A phased delivery model is usually more effective than a big-bang rollout. Phase one may focus on customer and invoice synchronization, phase two on payment and collections workflows, and phase three on revenue automation, reconciliation, and analytics. This reduces implementation risk and allows finance and operations teams to validate data behavior incrementally. Working with an Odoo implementation partner that understands both ERP controls and SaaS commercial workflows is especially valuable when integration decisions affect accounting treatment and executive reporting.

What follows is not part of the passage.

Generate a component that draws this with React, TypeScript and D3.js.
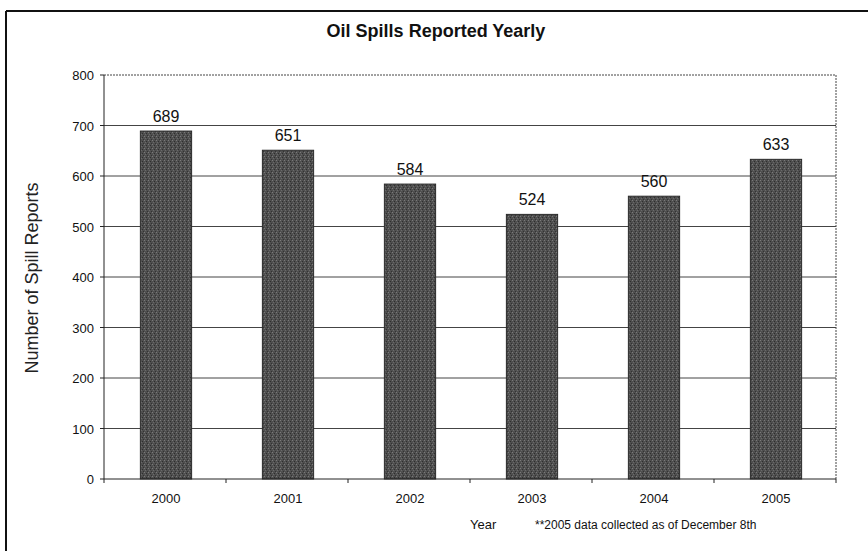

Executive guidance for selecting the right Odoo integration strategy
Executives should evaluate architecture choices against five criteria: financial accuracy, operational responsiveness, scalability, governance, and change resilience. If the business is small and system complexity is limited, direct Odoo API integration may be sufficient in the short term. If the organization expects rapid growth, multiple billing models, regional expansion, or frequent platform changes, middleware-led architecture is usually the more sustainable choice. The objective is not to maximize technical sophistication, but to create a dependable operating model for customer, billing, and revenue synchronization.
The strongest SaaS ERP API architectures treat Odoo integration as part of enterprise operating design. They align commercial workflows with accounting controls, combine real-time and batch synchronization intentionally, enforce security and API governance, and invest in observability and resilience from the beginning. That is what enables cloud ERP integration to support growth without sacrificing financial control.